There was also an effort to sign The Damned – Chiswick even paid for their first demos, but missed the boat when Armstrong went on holiday to his parents in Portugal in the summer of 1976 and Stiff nipped in. Instead Chiswick plugged away releasing records by those on the pub rock fraternity, such as the Gorillas and retro rockers Rocky Sharpe & The Razors, as well as France’s Little Bob Story. “That was through a guy called Rick Rodgers,” Carroll remembers, “who later managed The Specials. He was managing Little Bob Story, a French punk band, so we did them. The first band that approached us was The Radio Stars. They were the first people who came knocking on the door.” The latter’s ‘Dirty Pictures’ was the closest to a legitimate punk release (if we overlook the musicians’ lengthy musical hinterlands with bands such as Sparks and Jet). “It was a really good power-pop record and we really liked it,” says Carroll. “They’d done some demos for Island. And it was basically an Island demo they hadn’t got the deal for it, and they we
nt back to Island to get clearance to use the tapes. Island said OK. That was that.”
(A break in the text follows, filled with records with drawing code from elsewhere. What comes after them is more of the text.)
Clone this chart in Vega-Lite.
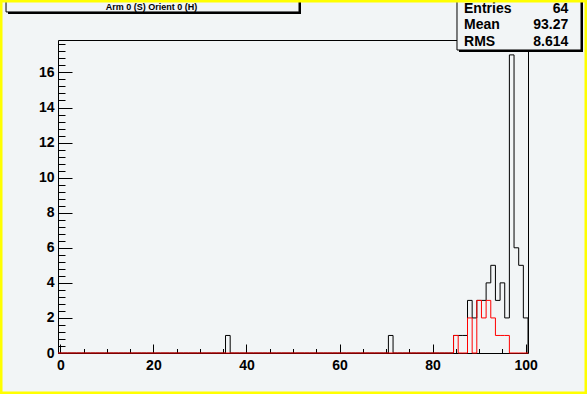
{
  "$schema": "https://vega.github.io/schema/vega-lite/v6.json",
  "width": 470,
  "height": 313,
  "autosize": "none",
  "padding": {"left": 58, "top": 40, "right": 59, "bottom": 41},
  "background": "#f2f5f6",
  "config": {
    "view": {"stroke": "#000000", "strokeWidth": 1, "fill": "#f2f5f6"},
    "axis": {
      "domain": false, "grid": false, "title": null,
      "labelFont": "Liberation Sans", "labelFontWeight": "bold", "labelFontSize": 14, "labelColor": "#000000",
      "tickColor": "#000000", "tickWidth": 1
    }
  },
  "datasets": {
    "hist": [
      {"edge": -0.5, "all": 0, "sel": 0}, {"edge": 0.5, "all": 0, "sel": 0}, {"edge": 1.5, "all": 0, "sel": 0}, {"edge": 2.5, "all": 0, "sel": 0},
      {"edge": 3.5, "all": 0, "sel": 0}, {"edge": 4.5, "all": 0, "sel": 0}, {"edge": 5.5, "all": 0, "sel": 0}, {"edge": 6.5, "all": 0, "sel": 0},
      {"edge": 7.5, "all": 0, "sel": 0}, {"edge": 8.5, "all": 0, "sel": 0}, {"edge": 9.5, "all": 0, "sel": 0}, {"edge": 10.5, "all": 0, "sel": 0},
      {"edge": 11.5, "all": 0, "sel": 0}, {"edge": 12.5, "all": 0, "sel": 0}, {"edge": 13.5, "all": 0, "sel": 0}, {"edge": 14.5, "all": 0, "sel": 0},
      {"edge": 15.5, "all": 0, "sel": 0}, {"edge": 16.5, "all": 0, "sel": 0}, {"edge": 17.5, "all": 0, "sel": 0}, {"edge": 18.5, "all": 0, "sel": 0},
      {"edge": 19.5, "all": 0, "sel": 0}, {"edge": 20.5, "all": 0, "sel": 0}, {"edge": 21.5, "all": 0, "sel": 0}, {"edge": 22.5, "all": 0, "sel": 0},
      {"edge": 23.5, "all": 0, "sel": 0}, {"edge": 24.5, "all": 0, "sel": 0}, {"edge": 25.5, "all": 0, "sel": 0}, {"edge": 26.5, "all": 0, "sel": 0},
      {"edge": 27.5, "all": 0, "sel": 0}, {"edge": 28.5, "all": 0, "sel": 0}, {"edge": 29.5, "all": 0, "sel": 0}, {"edge": 30.5, "all": 0, "sel": 0},
      {"edge": 31.5, "all": 0, "sel": 0}, {"edge": 32.5, "all": 0, "sel": 0}, {"edge": 33.5, "all": 0, "sel": 0}, {"edge": 34.5, "all": 0, "sel": 0},
      {"edge": 35.5, "all": 1, "sel": 0}, {"edge": 36.5, "all": 0, "sel": 0}, {"edge": 37.5, "all": 0, "sel": 0}, {"edge": 38.5, "all": 0, "sel": 0},
      {"edge": 39.5, "all": 0, "sel": 0}, {"edge": 40.5, "all": 0, "sel": 0}, {"edge": 41.5, "all": 0, "sel": 0}, {"edge": 42.5, "all": 0, "sel": 0},
      {"edge": 43.5, "all": 0, "sel": 0}, {"edge": 44.5, "all": 0, "sel": 0}, {"edge": 45.5, "all": 0, "sel": 0}, {"edge": 46.5, "all": 0, "sel": 0},
      {"edge": 47.5, "all": 0, "sel": 0}, {"edge": 48.5, "all": 0, "sel": 0}, {"edge": 49.5, "all": 0, "sel": 0}, {"edge": 50.5, "all": 0, "sel": 0},
      {"edge": 51.5, "all": 0, "sel": 0}, {"edge": 52.5, "all": 0, "sel": 0}, {"edge": 53.5, "all": 0, "sel": 0}, {"edge": 54.5, "all": 0, "sel": 0},
      {"edge": 55.5, "all": 0, "sel": 0}, {"edge": 56.5, "all": 0, "sel": 0}, {"edge": 57.5, "all": 0, "sel": 0}, {"edge": 58.5, "all": 0, "sel": 0},
      {"edge": 59.5, "all": 0, "sel": 0}, {"edge": 60.5, "all": 0, "sel": 0}, {"edge": 61.5, "all": 0, "sel": 0}, {"edge": 62.5, "all": 0, "sel": 0},
      {"edge": 63.5, "all": 0, "sel": 0}, {"edge": 64.5, "all": 0, "sel": 0}, {"edge": 65.5, "all": 0, "sel": 0}, {"edge": 66.5, "all": 0, "sel": 0},
      {"edge": 67.5, "all": 0, "sel": 0}, {"edge": 68.5, "all": 0, "sel": 0}, {"edge": 69.5, "all": 0, "sel": 0}, {"edge": 70.5, "all": 1, "sel": 0},
      {"edge": 71.5, "all": 0, "sel": 0}, {"edge": 72.5, "all": 0, "sel": 0}, {"edge": 73.5, "all": 0, "sel": 0}, {"edge": 74.5, "all": 0, "sel": 0},
      {"edge": 75.5, "all": 0, "sel": 0}, {"edge": 76.5, "all": 0, "sel": 0}, {"edge": 77.5, "all": 0, "sel": 0}, {"edge": 78.5, "all": 0, "sel": 0},
      {"edge": 79.5, "all": 0, "sel": 0}, {"edge": 80.5, "all": 0, "sel": 0}, {"edge": 81.5, "all": 0, "sel": 0}, {"edge": 82.5, "all": 0, "sel": 0},
      {"edge": 83.5, "all": 0, "sel": 0}, {"edge": 84.5, "all": 1, "sel": 1}, {"edge": 85.5, "all": 1, "sel": 0}, {"edge": 86.5, "all": 1, "sel": 0},
      {"edge": 87.5, "all": 3, "sel": 2}, {"edge": 88.5, "all": 2, "sel": 0}, {"edge": 89.5, "all": 3, "sel": 3}, {"edge": 90.5, "all": 3, "sel": 2},
      {"edge": 91.5, "all": 4, "sel": 3}, {"edge": 92.5, "all": 5, "sel": 2}, {"edge": 93.5, "all": 3, "sel": 1}, {"edge": 94.5, "all": 4, "sel": 1},
      {"edge": 95.5, "all": 2, "sel": 1}, {"edge": 96.5, "all": 17, "sel": 0}, {"edge": 97.5, "all": 6, "sel": 0}, {"edge": 98.5, "all": 5, "sel": 0},
      {"edge": 99.5, "all": 2, "sel": 0}, {"edge": 100.5, "all": 0, "sel": 0}
    ],
    "stats": [
      {"title": "Arm 0 (S) Orient 0 (H)", "labels": "Entries|Mean|RMS", "values": "64|93.27|8.614"}
    ]
  },
  "layer": [
    {
      "data": {"name": "hist"},
      "mark": {"type": "line", "interpolate": "step-after", "color": "#000000", "strokeWidth": 1},
      "encoding": {
        "x": {"field": "edge", "type": "quantitative", "scale": {"domain": [-0.5, 100.5], "nice": false, "zero": false},
              "axis": {"orient": "bottom", "values": [0, 20, 40, 60, 80, 100], "tickSize": -9, "labelPadding": 14}},
        "y": {"field": "all", "type": "quantitative", "scale": {"domain": [0, 17.85], "nice": false},
              "axis": {"orient": "left", "values": [0, 2, 4, 6, 8, 10, 12, 14, 16], "tickSize": -14, "labelPadding": 18}}
      }
    },
    {
      "data": {"name": "hist"},
      "mark": {"type": "line", "interpolate": "step-after", "color": "#ff0000", "strokeWidth": 1},
      "encoding": {
        "x": {"field": "edge", "type": "quantitative",
              "axis": {"orient": "bottom", "values": [0, 5, 10, 15, 20, 25, 30, 35, 40, 45, 50, 55, 60, 65, 70, 75, 80, 85, 90, 95, 100], "tickSize": -4.5, "labels": false}},
        "y": {"field": "sel", "type": "quantitative",
              "axis": {"orient": "left", "values": [0.4, 0.8, 1.2, 1.6, 2.4, 2.8, 3.2, 3.6, 4.4, 4.8, 5.2, 5.6, 6.4, 6.8, 7.2, 7.6, 8.4, 8.8, 9.2, 9.6, 10.4, 10.8, 11.2, 11.6, 12.4, 12.8, 13.2, 13.6, 14.4, 14.8, 15.2, 15.6, 16.4, 16.8, 17.2, 17.6], "tickSize": -7, "labels": false}}
      }
    },
    {
      "data": {"name": "stats"},
      "mark": {"type": "rect", "fill": "#000000", "xOffset": 2, "x2Offset": 2, "yOffset": 2, "y2Offset": 2},
      "encoding": {
        "x": {"datum": -11.67, "type": "quantitative", "axis": null}, "x2": {"datum": 51.29},
        "y": {"datum": 19.45, "type": "quantitative", "axis": null}, "y2": {"datum": 20.6}
      }
    },
    {
      "data": {"name": "stats"},
      "mark": {"type": "rect", "fill": "#f2f5f6", "stroke": "#000000", "strokeWidth": 1},
      "encoding": {
        "x": {"datum": -11.67, "type": "quantitative", "axis": null}, "x2": {"datum": 51.29},
        "y": {"datum": 19.45, "type": "quantitative", "axis": null}, "y2": {"datum": 20.6}
      }
    },
    {
      "data": {"name": "stats"},
      "mark": {"type": "text", "font": "Liberation Sans", "fontWeight": "bold", "fontSize": 9, "align": "center", "baseline": "middle", "color": "#000000"},
      "encoding": {
        "x": {"datum": 19.59, "type": "quantitative", "axis": null},
        "y": {"datum": 19.73, "type": "quantitative", "axis": null},
        "text": {"field": "title"}
      }
    },
    {
      "data": {"name": "stats"},
      "mark": {"type": "rect", "fill": "#000000", "xOffset": 2, "x2Offset": 2, "yOffset": 2, "y2Offset": 2},
      "encoding": {
        "x": {"datum": 85.24, "type": "quantitative", "axis": null}, "x2": {"datum": 111.89},
        "y": {"datum": 17.28, "type": "quantitative", "axis": null}, "y2": {"datum": 20.6}
      }
    },
    {
      "data": {"name": "stats"},
      "mark": {"type": "rect", "fill": "#f2f5f6", "stroke": "#000000", "strokeWidth": 1},
      "encoding": {
        "x": {"datum": 85.24, "type": "quantitative", "axis": null}, "x2": {"datum": 111.89},
        "y": {"datum": 17.28, "type": "quantitative", "axis": null}, "y2": {"datum": 20.6}
      }
    },
    {
      "data": {"name": "stats"},
      "mark": {"type": "text", "font": "Liberation Sans", "fontWeight": "bold", "fontSize": 14, "align": "left", "baseline": "alphabetic", "lineBreak": "|", "lineHeight": 16.5, "color": "#000000"},
      "encoding": {
        "x": {"datum": 86.75, "type": "quantitative", "axis": null},
        "y": {"datum": 19.39, "type": "quantitative", "axis": null},
        "text": {"field": "labels"}
      }
    },
    {
      "data": {"name": "stats"},
      "mark": {"type": "text", "font": "Liberation Sans", "fontWeight": "bold", "fontSize": 14, "align": "right", "baseline": "alphabetic", "lineBreak": "|", "lineHeight": 16.5, "color": "#000000"},
      "encoding": {
        "x": {"datum": 109.16, "type": "quantitative", "axis": null},
        "y": {"datum": 19.39, "type": "quantitative", "axis": null},
        "text": {"field": "values"}
      }
    },
    {
      "data": {"name": "stats"},
      "mark": {"type": "rect", "fill": null, "stroke": "#ffff00", "strokeWidth": 5},
      "encoding": {
        "x": {"datum": -12.96, "type": "quantitative", "axis": null}, "x2": {"datum": 113.18},
        "y": {"datum": -2.338, "type": "quantitative", "axis": null}, "y2": {"datum": 20.13}
      }
    }
  ],
  "resolve": {"axis": {"x": "independent", "y": "independent"}}
}
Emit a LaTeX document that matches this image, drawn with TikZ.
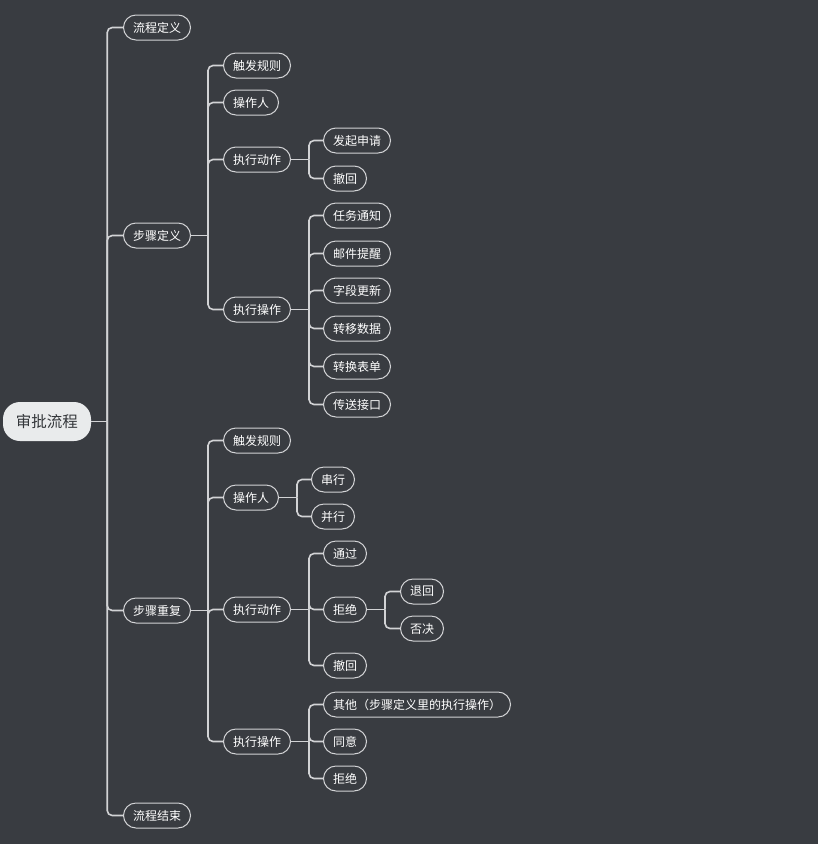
\documentclass[tikz,border=0pt]{standalone}
\usepackage{fontspec}
\setmainfont{Noto Sans CJK SC}
\usetikzlibrary{positioning}
\definecolor{bgDark}{HTML}{393C41}
\definecolor{lnGrey}{HTML}{D2D3D5}
\definecolor{rootFill}{HTML}{E9EBEC}
\definecolor{rootText}{HTML}{33363A}

\begin{document}
\begin{tikzpicture}[
    x=1pt, y=-1pt,
    root/.style={fill=rootFill, text=rootText, rounded corners=17pt,
                 minimum height=39pt, minimum width=88pt,
                 font=\fontsize{15.5}{16}\selectfont},
    topic/.style={draw=lnGrey, line width=1pt, text=white, anchor=west,
                  rounded corners=12.5pt, minimum height=25pt, inner xsep=9.5pt,
                  font=\fontsize{12}{12}\selectfont},
    conn/.style={draw=lnGrey, line width=1.6pt, rounded corners=5pt}
  ]
    \fill[bgDark] (0,0) rectangle (818,844);
    \useasboundingbox (0,0) rectangle (818,844);

    \node[root] (root) at (47,421.5) {审批流程};

    % first level
    \node[topic] (flowdef) at (123,27.5)  {流程定义};
    \node[topic] (stepdef) at (123,235.5) {步骤定义};
    \node[topic] (steprep) at (123,610.5) {步骤重复};
    \node[topic] (flowend) at (123,815.5) {流程结束};

    % step definition
    \node[topic] (sd-trig) at (223,65.5)  {触发规则};
    \node[topic] (sd-oper) at (223,102.5) {操作人};
    \node[topic] (sd-act)  at (223,159.5) {执行动作};
    \node[topic] (sd-op)   at (223,309.5) {执行操作};

    \node[topic] (sd-act-a) at (323,140.5) {发起申请};
    \node[topic] (sd-act-b) at (323,178.5) {撤回};

    \node[topic] (sd-op-a) at (323,215.5) {任务通知};
    \node[topic] (sd-op-b) at (323,253.5) {邮件提醒};
    \node[topic] (sd-op-c) at (323,290.5) {字段更新};
    \node[topic] (sd-op-d) at (323,328.5) {转移数据};
    \node[topic] (sd-op-e) at (323,366.5) {转换表单};
    \node[topic] (sd-op-f) at (323,404.5) {传送接口};

    % step repeat
    \node[topic] (sr-trig) at (223,440.5) {触发规则};
    \node[topic] (sr-oper) at (223,497.5) {操作人};
    \node[topic] (sr-act)  at (223,609.5) {执行动作};
    \node[topic] (sr-op)   at (223,741.5) {执行操作};

    \node[topic] (sr-oper-a) at (311,479.5) {串行};
    \node[topic] (sr-oper-b) at (311,516.5) {并行};

    \node[topic] (sr-act-a) at (323,553.5) {通过};
    \node[topic] (sr-act-b) at (323,609.5) {拒绝};
    \node[topic] (sr-act-c) at (323,665.5) {撤回};

    \node[topic] (sr-rej-a) at (400,591.5) {退回};
    \node[topic] (sr-rej-b) at (400,628.5) {否决};

    \node[topic] (sr-op-a) at (323,704.5) {其他（步骤定义里的执行操作）};
    \node[topic] (sr-op-b) at (323,741.5) {同意};
    \node[topic] (sr-op-c) at (323,778.5) {拒绝};

    % connectors
    \draw[conn] (root.east) -- ++(16,0) coordinate (j-root);
    \foreach \c in {flowdef,stepdef,steprep,flowend}
      \draw[conn] (j-root) |- (\c.west);

    \draw[conn] (stepdef.east) -- ++(17,0) coordinate (j-sd);
    \foreach \c in {sd-trig,sd-oper,sd-act,sd-op}
      \draw[conn] (j-sd) |- (\c.west);

    \draw[conn] (sd-act.east) -- ++(18,0) coordinate (j-sdact);
    \foreach \c in {sd-act-a,sd-act-b}
      \draw[conn] (j-sdact) |- (\c.west);

    \draw[conn] (sd-op.east) -- ++(18,0) coordinate (j-sdop);
    \foreach \c in {sd-op-a,sd-op-b,sd-op-c,sd-op-d,sd-op-e,sd-op-f}
      \draw[conn] (j-sdop) |- (\c.west);

    \draw[conn] (steprep.east) -- ++(17,0) coordinate (j-sr);
    \foreach \c in {sr-trig,sr-oper,sr-act,sr-op}
      \draw[conn] (j-sr) |- (\c.west);

    \draw[conn] (sr-oper.east) -- ++(18,0) coordinate (j-sroper);
    \foreach \c in {sr-oper-a,sr-oper-b}
      \draw[conn] (j-sroper) |- (\c.west);

    \draw[conn] (sr-act.east) -- ++(18,0) coordinate (j-sract);
    \foreach \c in {sr-act-a,sr-act-b,sr-act-c}
      \draw[conn] (j-sract) |- (\c.west);

    \draw[conn] (sr-act-b.east) -- ++(18,0) coordinate (j-srrej);
    \foreach \c in {sr-rej-a,sr-rej-b}
      \draw[conn] (j-srrej) |- (\c.west);

    \draw[conn] (sr-op.east) -- ++(18,0) coordinate (j-srop);
    \foreach \c in {sr-op-a,sr-op-b,sr-op-c}
      \draw[conn] (j-srop) |- (\c.west);
  \end{tikzpicture}
\end{document}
The Radiators From Space, meanwhile, were an Irish import signed on the advice of Horslips’ drummer Eamon Carr. They’d yet to play live, but Carroll was convinced that all available talent of any worth had already been scooped up in England, as he confirmed to Music Week. “There are more major record company A&R men than punters in the Roxy Club these days, and the general vibe is, if it moves and has a guitar round its neck – sign it!” Regardless, the resultant ‘Television Screen’ single was far nearer the real thing (at a time when no-one had truly established what the ‘real thing’ constituted) and came as compensation, of sorts, for their failure to sign Dublin’s Boomtown Rats. “We got some things we didn’t do anything with,” admits Carroll. “We got a copy of ’30 Seconds Over Tokyo’ by Pere Ubu. I loved that record, but I thought, we can’t sell this – it’s too far out and too freaky for us to sell. It’s an eternal regret in a way that we never put it out, but it would have taken us in all sorts of different directions. There were a few of those over the years.”